• **Prompt**
Retype nothing but the lines from the start of the material up to and including the line with "(europa) at (377,88)". Pictures don't belong in the copy.

Stored items:
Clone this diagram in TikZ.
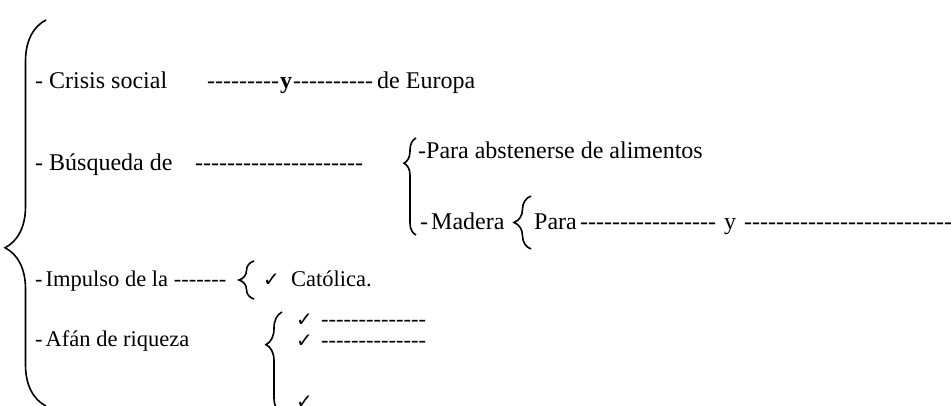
\documentclass[tikz,border=0pt]{standalone}
\usepackage{fontspec}
\setmainfont{Liberation Serif}[Ligatures=TeXOff]
\newfontfamily\simbolo{DejaVu Sans}
\usetikzlibrary{positioning,decorations.pathreplacing}

\begin{document}
\begin{tikzpicture}[
  x=1pt, y=-1pt,
  font=\fontsize{24}{29}\selectfont,
  texto/.style={anchor=base west, inner sep=0pt},
  menor/.style={texto, font=\fontsize{22.5}{26}\selectfont},
  visto/.style={anchor=base west, inner sep=0pt,
                font=\simbolo\fontsize{20}{20}\selectfont},
  llave/.style 2 args={decorate, line width=1.6pt,
                       decoration={brace, amplitude=#1, aspect=#2}},
]
\useasboundingbox (0,0) rectangle (951,405);

% ---- Llave principal ------------------------------------------------------
\coordinate (princ-abajo) at (46,406);
\coordinate (princ-arriba) at (46,20);
\draw[llave={41pt}{0.41}] (princ-abajo) -- (princ-arriba);

% ---- Crisis social --------------------------------------------------------
\node[texto] (crisis) at (35,88) {- Crisis social};
\node[texto] (guion1) at (207,88) {---------};
\node[texto] (y1) at (280,88) {\textbf{y}};
\node[texto] (guion2) at (293,88) {----------};
\node[texto] (europa) at (377,88) {de Europa};

% ---- Busqueda -------------------------------------------------------------
\node[texto] (busqueda) at (35,170) {- Búsqueda de};
\node[texto] (guion3) at (195,170) {---------------------};
\coordinate (busq-abajo) at (416,235);
\coordinate (busq-arriba) at (416,138);
\draw[llave={12pt}{0.74}] (busq-abajo) -- (busq-arriba);
\node[texto] (abstenerse) at (418,158) {-Para abstenerse de alimentos};
\node[texto] (madera) at (420,229) {-\kern3pt Madera};

% Madera
\coordinate (mad-abajo) at (531,249);
\coordinate (mad-arriba) at (531,196);
\draw[llave={17pt}{0.5}] (mad-abajo) -- (mad-arriba);
\node[texto] (para) at (534,229) {Para};
\node[texto] (guion4) at (580,229) {-----------------};
\node[texto] (y2) at (724,229) {y};
\node[texto] (guion5) at (744,229) {--------------------------};

% ---- Impulso --------------------------------------------------------------
\node[menor] (impulso) at (35,286) {-\kern3pt Impulso de la -------};
\coordinate (imp-abajo) at (254,299);
\coordinate (imp-arriba) at (254,261);
\draw[llave={15pt}{0.5}] (imp-abajo) -- (imp-arriba);
\node[visto] (visto1) at (263,286) {✓};
\node[menor] (catolica) at (291,286) {Católica.};

% ---- Afan de riqueza ------------------------------------------------------
\node[menor] (afan) at (35,346) {-\kern3pt Afán de riqueza};
\coordinate (afan-abajo) at (282,414);
\coordinate (afan-arriba) at (282,312);
\draw[llave={16pt}{0.68}] (afan-abajo) -- (afan-arriba);
\node[visto] (visto2) at (296,326) {✓};
\node[visto] (visto3) at (296,347) {✓};
\node[visto] (visto4) at (296,408) {✓};
\node[menor] (guion6) at (321,326) {--------------};
\node[menor] (guion7) at (321,347) {--------------};

\end{tikzpicture}
\end{document}
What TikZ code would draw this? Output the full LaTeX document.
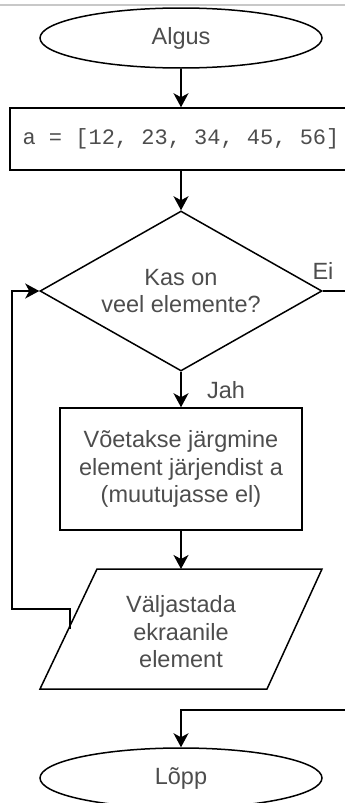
\documentclass[tikz,border=0pt]{standalone}
\usepackage{fontspec}
\setmainfont{Liberation Sans}
\setmonofont{Liberation Mono}
\usetikzlibrary{shapes.geometric,arrows.meta}
\definecolor{txt}{HTML}{4D4D4D}
\definecolor{topline}{HTML}{C8C8C8}
\begin{document}
\begin{tikzpicture}[x=1pt,y=-1pt,
  every node/.style={text=txt, font=\fontsize{23.5}{27.5}\selectfont, inner sep=0pt, align=center},
  term/.style={ellipse, draw=black, line width=1.5pt, minimum width=282pt, minimum height=60pt},
  proc/.style={rectangle, draw=black, line width=1.5pt},
  dec/.style={diamond, draw=black, line width=1.5pt, minimum width=282pt, minimum height=160pt, aspect=1.76},
  flow/.style={line width=1.5pt, -{Stealth[length=14pt,width=15pt,inset=4pt]}}
]
\useasboundingbox (0,0) rectangle (345,803);
\clip (0,0) rectangle (345,803);
\draw[topline, line width=1.5pt] (0,5) -- (345,5);
\node[term] (start) at (181,38) {Algus};
\node[proc, minimum width=342pt, minimum height=62pt, font=\ttfamily\fontsize{22}{26}\selectfont] (init) at (181,139) {a = [12, 23, 34, 45, 56]};
\node[dec] (cond) at (181,291) {Kas on\\veel elemente?};
\node[proc, minimum width=242pt, minimum height=122pt] (take) at (181,469) {Võetakse järgmine\\element järjendist a\\(muutujasse el)};
\draw[line width=1.5pt] (97,569) -- (322,569) -- (267,689) -- (40,689) -- cycle;
\node (outp) at (181,632) {Väljastada\\ekraanile\\element};
\coordinate (outpN) at (181,569);
\coordinate (outpW) at (70,629);
\node[term] (end) at (181,778) {Lõpp};
\coordinate (exitR) at (360,291);
\coordinate (exitB) at (360,710);
\draw[flow] (start) -- (init);
\draw[flow] (init) -- (cond);
\draw[flow] (cond) -- (take);
\node (jah) at (226,390) {Jah};
\draw[flow] (take) -- (outpN);
\draw[flow] (outpW) -- (70,609) -- (12,609) |- (cond.west);
\draw[flow] (cond.east) -- (exitR) -- (exitB) -| (end.north);
\node (ei) at (323,271) {Ei};
\end{tikzpicture}
\end{document}
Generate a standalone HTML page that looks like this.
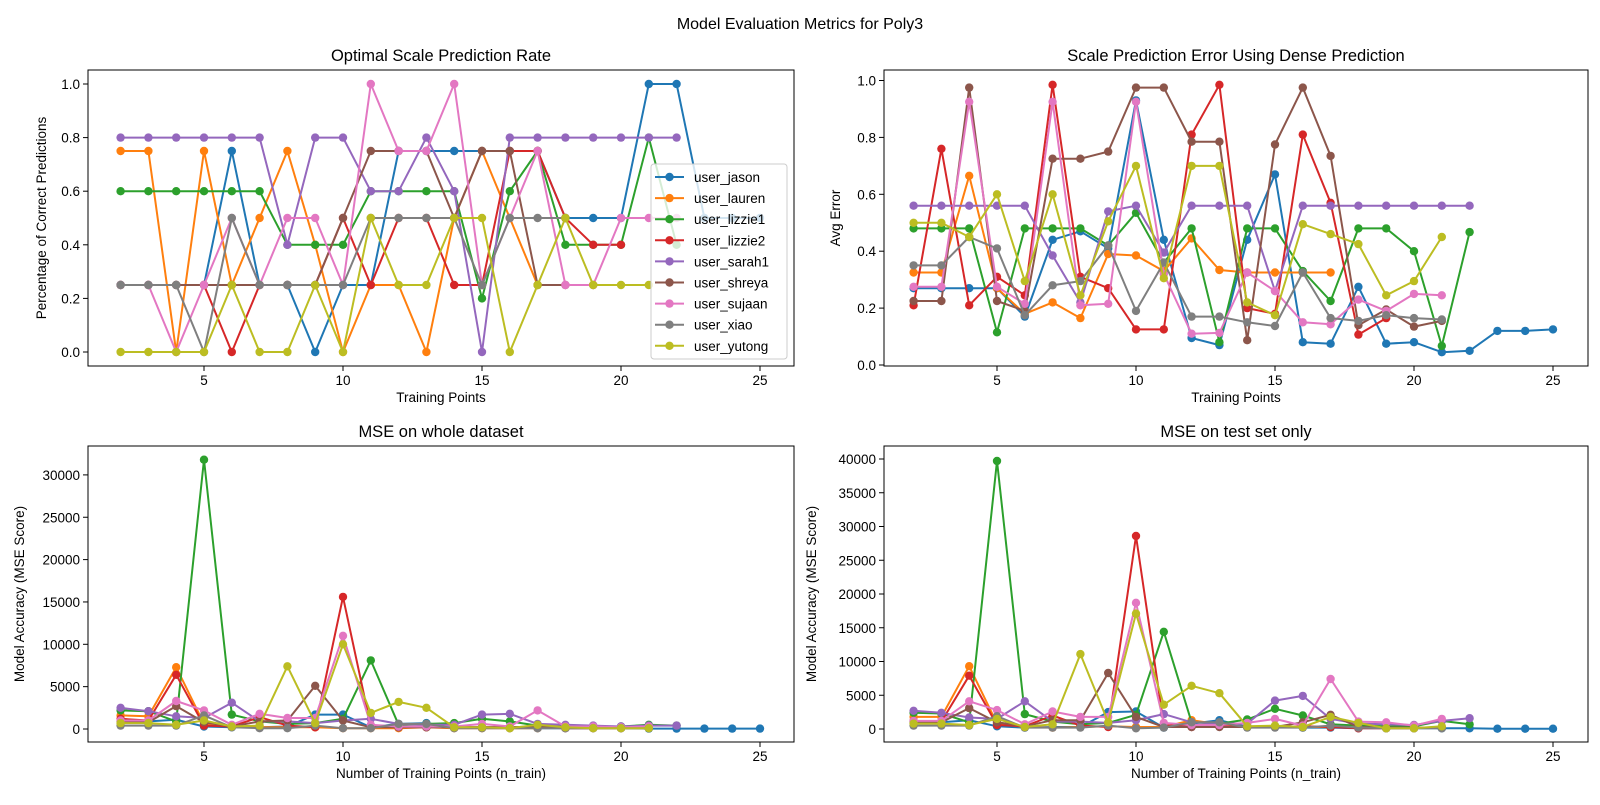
<!DOCTYPE html>
<html><head><meta charset="utf-8"><style>
body{margin:0;background:#fff;}
svg text{font-family:"Liberation Sans","DejaVu Sans",sans-serif;fill:#000;}
</style></head><body>
<svg id="fig" width="1600" height="800" viewBox="0 0 1600 800" xmlns="http://www.w3.org/2000/svg">
<rect width="1600" height="800" fill="#fff"/>
<text x="800" y="29" font-size="16" text-anchor="middle">Model Evaluation Metrics for Poly3</text>
</svg>
<script>
const users = ["user_jason","user_lauren","user_lizzie1","user_lizzie2","user_sarah1","user_shreya","user_sujaan","user_xiao","user_yutong"];
const colors = ["#1f77b4","#ff7f0e","#2ca02c","#d62728","#9467bd","#8c564b","#e377c2","#7f7f7f","#bcbd22"];
const xTicks = [5,10,15,20,25];

// Panel 1: optimal scale prediction rate (x starts at 2)
const rate_jason   = [0.25,0.25,0.25,0.25,0.75,0.25,0.25,0,0.25,0.25,0.75,0.75,0.75,0.75,0.75,0.75,0.5,0.5,0.5,1,1,0.5,0.5,0.5];
const rate_lauren  = [0.75,0.75,0,0.75,0.25,0.5,0.75,0.4,0,0.25,0.25,0,0.5,0.75,0.5,0.25];
const rate_lizzie1 = [0.6,0.6,0.6,0.6,0.6,0.6,0.4,0.4,0.4,0.6,0.6,0.6,0.6,0.2,0.6,0.75,0.4,0.4,0.4,0.8,0.4];
const rate_lizzie2 = [0.25,0.25,0.25,0.25,0,0.25,0.25,0.25,0.5,0.25,0.5,0.5,0.25,0.25,0.75,0.75,0.5,0.4,0.4];
const rate_sarah1  = [0.8,0.8,0.8,0.8,0.8,0.8,0.4,0.8,0.8,0.6,0.6,0.8,0.6,0,0.8,0.8,0.8,0.8,0.8,0.8,0.8];
const rate_shreya  = [0.25,0.25,0.25,0.25,0.25,0.25,0.25,0.25,0.5,0.75,0.75,0.75,0.5,0.75,0.75,0.25,0.25,0.25];
const rate_sujaan  = [0.25,0.25,0,0.25,0.5,0.25,0.5,0.5,0.25,1,0.75,0.75,1,0.25,0.5,0.75,0.25,0.25,0.5,0.5,0.5];
const rate_xiao    = [0.25,0.25,0.25,0,0.5,0.25,0.25,0.25,0.25,0.5,0.5,0.5,0.5,0.25,0.5,0.5,0.5];
const rate_yutong  = [0,0,0,0,0.25,0,0,0.25,0,0.5,0.25,0.25,0.5,0.5,0,0.25,0.5,0.25,0.25,0.25];

// Panel 2: avg error
const err_jason   = [0.27,0.27,0.27,0.27,0.17,0.44,0.47,0.41,0.93,0.44,0.095,0.07,0.44,0.67,0.08,0.075,0.275,0.075,0.08,0.045,0.05,0.12,0.12,0.125];
const err_lauren  = [0.325,0.325,0.665,0.27,0.18,0.22,0.165,0.39,0.385,0.33,0.445,0.334,0.325,0.325,0.325,0.325];
const err_lizzie1 = [0.48,0.48,0.48,0.115,0.48,0.48,0.48,0.42,0.535,0.36,0.48,0.08,0.48,0.48,0.33,0.225,0.48,0.48,0.4,0.067,0.467];
const err_lizzie2 = [0.21,0.76,0.21,0.31,0.245,0.985,0.31,0.27,0.125,0.125,0.81,0.985,0.2,0.18,0.81,0.57,0.107,0.165];
const err_sarah1  = [0.56,0.56,0.56,0.56,0.56,0.385,0.22,0.54,0.56,0.395,0.56,0.56,0.56,0.26,0.56,0.56,0.56,0.56,0.56,0.56,0.56];
const err_shreya  = [0.225,0.225,0.975,0.225,0.19,0.725,0.725,0.75,0.975,0.975,0.785,0.785,0.087,0.775,0.975,0.735,0.14,0.195,0.135,0.155];
const err_sujaan  = [0.275,0.275,0.925,0.275,0.215,0.925,0.21,0.215,0.925,0.32,0.11,0.113,0.325,0.26,0.15,0.143,0.23,0.19,0.25,0.245];
const err_xiao    = [0.35,0.35,0.45,0.41,0.175,0.28,0.295,0.42,0.19,0.36,0.17,0.17,0.15,0.137,0.325,0.165,0.155,0.175,0.165,0.16];
const err_yutong  = [0.5,0.5,0.45,0.6,0.295,0.6,0.245,0.505,0.7,0.305,0.7,0.7,0.22,0.175,0.495,0.46,0.425,0.245,0.295,0.45];

// Panel 3: MSE whole dataset
const mse_jason   = [900,900,1100,300,200,200,300,1700,1700,200,600,700,200,200,200,100,100,100,100,50,50,50,50,50];
const mse_lauren  = [1600,1500,7300,600,300,200,200,200,100,100,100,200,100,100,100,100];
const mse_lizzie1 = [2200,2100,900,31800,1700,900,600,700,1200,8100,500,600,700,1200,900,400,300,300,300,500,400];
const mse_lizzie2 = [1200,1000,6400,400,300,1400,400,200,15600,300,200,200,200,200,200,200,100,100,100];
const mse_sarah1  = [2500,2100,1500,1300,3100,900,900,700,1000,1200,600,500,500,1700,1800,600,500,400,300,400,400];
const mse_shreya  = [900,800,2700,800,300,900,1000,5100,1000,200,200,200,200,200,200,300,200,200,100,100];
const mse_sujaan  = [1000,1000,3300,2200,500,1800,1300,1300,11000,500,300,300,300,600,300,2200,300,300,200,300];
const mse_xiao    = [400,400,400,1600,200,100,100,400,100,100,600,600,100,100,100,100,100,100,100,100];
const mse_yutong  = [700,700,500,1000,300,400,7400,700,10000,1900,3200,2500,200,200,100,500,200,100,100,100];

// Panel 4: MSE test set
const tst_jason   = [1000,1000,1300,400,200,300,300,2500,2600,200,800,1300,300,300,200,200,100,100,100,100,100,50,50,50];
const tst_lauren  = [1800,1800,9300,800,300,200,300,400,300,300,1300,700,300,300,300,300];
const tst_lizzie1 = [2400,2300,1000,39700,2200,1100,700,900,2100,14400,1000,800,1400,3000,2000,700,500,400,400,1200,700];
const tst_lizzie2 = [1200,1100,7900,600,400,2000,500,300,28600,600,300,400,300,300,400,300,100,100,100];
const tst_sarah1  = [2700,2400,1700,1500,4100,1100,1100,900,1300,2200,1000,800,800,4200,4900,1500,800,700,600,1200,1600];
const tst_shreya  = [1100,1000,3100,1000,400,1300,1300,8300,1800,300,300,300,300,300,1000,2100,300,200,200,200];
const tst_sujaan  = [1200,1200,4100,2800,700,2600,1800,1800,18700,900,600,600,900,1500,500,7400,1100,1000,500,1500];
const tst_xiao    = [500,500,500,1900,200,200,200,500,100,200,1000,1000,200,200,200,500,200,100,100,100];
const tst_yutong  = [800,800,600,1500,300,700,11100,1000,17100,3600,6400,5300,400,500,300,1800,900,100,100,400];

const rateYTicks = ["0.0","0.2","0.4","0.6","0.8","1.0"];
const errYTicks = ["0.0","0.2","0.4","0.6","0.8","1.0"];
const mseYTicks = [0,5000,10000,15000,20000,25000,30000];
const tstYTicks = [0,5000,10000,15000,20000,25000,30000,35000,40000];

const NS = "http://www.w3.org/2000/svg";
const svg = document.getElementById('fig');
function mk(tag, attrs, parent){const e=document.createElementNS(NS,tag);for(const k in attrs)e.setAttribute(k,attrs[k]);(parent||svg).appendChild(e);return e;}

function panel(cfg){
  const g = mk('g',{});
  
  
  const xs = n => cfg.x5 + (n-5)*27.8;
  const ys = v => cfg.y0 - v*cfg.ky;
  const clipId = cfg.name+'-clip';
  const cp = mk('clipPath',{id:clipId},g);
  mk('rect',{x:cfg.L,y:cfg.T,width:cfg.R-cfg.L,height:cfg.B-cfg.T},cp);
  // series
  const dg = mk('g',{'clip-path':'url(#'+clipId+')'},g);
  cfg.series.forEach((arr,i)=>{
    const pts = arr.map((v,j)=>[xs(j+2),ys(v)]);
    const pl = mk('polyline',{points:pts.map(p=>p[0].toFixed(1)+','+p[1].toFixed(1)).join(' '),fill:'none',stroke:colors[i],'stroke-width':2,'stroke-linejoin':'round'},dg);
    
    
    pts.forEach(p=>{
      const c = mk('circle',{cx:p[0].toFixed(1),cy:p[1].toFixed(1),r:4.2,fill:colors[i]},dg);
      
      
    });
  });
  // frame
  const fr = mk('rect',{x:cfg.L,y:cfg.T,width:cfg.R-cfg.L,height:cfg.B-cfg.T,fill:'none',stroke:'#000','stroke-width':1},g);
  
  
  // x ticks
  xTicks.forEach(n=>{
    const x=xs(n);
    mk('line',{x1:x,x2:x,y1:cfg.B,y2:cfg.B+5,stroke:'#000'},g);
    const t=mk('text',{x:x,y:cfg.B+19,'font-size':13.5,'text-anchor':'middle'},g);
    t.textContent=n;
    
    
  });
  cfg.yTicks.forEach((lab,i)=>{
    const y=ys(cfg.yVals[i]);
    mk('line',{x1:cfg.L-5,x2:cfg.L,y1:y,y2:y,stroke:'#000'},g);
    const t=mk('text',{x:cfg.L-8,y:y+5,'font-size':13.5,'text-anchor':'end'},g);
    t.textContent=lab;
    
    
  });
  const ti=mk('text',{x:(cfg.L+cfg.R)/2,y:cfg.T-9,'font-size':16.5,'text-anchor':'middle'},g);
  ti.textContent=cfg.title;
  
  
  const xl=mk('text',{x:(cfg.L+cfg.R)/2,y:cfg.B+36,'font-size':13.5,'text-anchor':'middle'},g);
  xl.textContent=cfg.xlabel;
  
  
  const yl=mk('text',{x:cfg.ylx,y:(cfg.T+cfg.B)/2,'font-size':13.5,'text-anchor':'middle',transform:'rotate(-90 '+cfg.ylx+' '+(cfg.T+cfg.B)/2+')'},g);
  yl.textContent=cfg.ylabel;
  
  
  return g;
}

panel({name:'rate-panel',L:88,R:794,T:70,B:366,x5:204,y0:352,ky:268,
  series:[rate_jason,rate_lauren,rate_lizzie1,rate_lizzie2,rate_sarah1,rate_shreya,rate_sujaan,rate_xiao,rate_yutong],
  yTicks:rateYTicks,yVals:rateYTicks.map(Number),title:'Optimal Scale Prediction Rate',xlabel:'Training Points',ylabel:'Percentage of Correct Predictions',ylx:46});
panel({name:'error-panel',L:884,R:1588,T:70,B:366,x5:997,y0:365,ky:284.5,
  series:[err_jason,err_lauren,err_lizzie1,err_lizzie2,err_sarah1,err_shreya,err_sujaan,err_xiao,err_yutong],
  yTicks:errYTicks,yVals:errYTicks.map(Number),title:'Scale Prediction Error Using Dense Prediction',xlabel:'Training Points',ylabel:'Avg Error',ylx:840});
panel({name:'mse-whole-panel',L:88,R:794,T:446,B:742,x5:204,y0:729,ky:0.00847,
  series:[mse_jason,mse_lauren,mse_lizzie1,mse_lizzie2,mse_sarah1,mse_shreya,mse_sujaan,mse_xiao,mse_yutong],
  yTicks:mseYTicks.map(String),yVals:mseYTicks,title:'MSE on whole dataset',xlabel:'Number of Training Points (n_train)',ylabel:'Model Accuracy (MSE Score)',ylx:24});
panel({name:'mse-test-panel',L:884,R:1588,T:446,B:742,x5:997,y0:729,ky:0.00675,
  series:[tst_jason,tst_lauren,tst_lizzie1,tst_lizzie2,tst_sarah1,tst_shreya,tst_sujaan,tst_xiao,tst_yutong],
  yTicks:tstYTicks.map(String),yVals:tstYTicks,title:'MSE on test set only',xlabel:'Number of Training Points (n_train)',ylabel:'Model Accuracy (MSE Score)',ylx:816});

// legend
const lg = mk('g',{});


mk('rect',{x:651,y:164,width:136,height:195,rx:3,fill:'#fff','fill-opacity':0.8,stroke:'#ccc'},lg);
users.forEach((u,i)=>{
  const y=177+i*21.1;
  const e=mk('g',{},lg);
  
  
  mk('line',{x1:655,x2:684,y1:y,y2:y,stroke:colors[i],'stroke-width':2},e);
  mk('circle',{cx:669.5,cy:y,r:4.2,fill:colors[i]},e);
  const t=mk('text',{x:694,y:y+5,'font-size':13.5},e);
  t.textContent=u;
});
</script>
</body></html>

• **Answer**
Clone this diagram in TikZ.
\documentclass[tikz,border=0pt]{standalone}
\usepackage{fontspec}
\setmainfont{Liberation Serif}[Ligatures=TeXOff]
\newfontfamily\simbolo{DejaVu Sans}
\usetikzlibrary{positioning,decorations.pathreplacing}

\begin{document}
\begin{tikzpicture}[
  x=1pt, y=-1pt,
  font=\fontsize{24}{29}\selectfont,
  texto/.style={anchor=base west, inner sep=0pt},
  menor/.style={texto, font=\fontsize{22.5}{26}\selectfont},
  visto/.style={anchor=base west, inner sep=0pt,
                font=\simbolo\fontsize{20}{20}\selectfont},
  llave/.style 2 args={decorate, line width=1.6pt,
                       decoration={brace, amplitude=#1, aspect=#2}},
]
\useasboundingbox (0,0) rectangle (951,405);

% ---- Llave principal ------------------------------------------------------
\coordinate (princ-abajo) at (46,406);
\coordinate (princ-arriba) at (46,20);
\draw[llave={41pt}{0.41}] (princ-abajo) -- (princ-arriba);

% ---- Crisis social --------------------------------------------------------
\node[texto] (crisis) at (35,88) {- Crisis social};
\node[texto] (guion1) at (207,88) {---------};
\node[texto] (y1) at (280,88) {\textbf{y}};
\node[texto] (guion2) at (293,88) {----------};
\node[texto] (europa) at (377,88) {de Europa};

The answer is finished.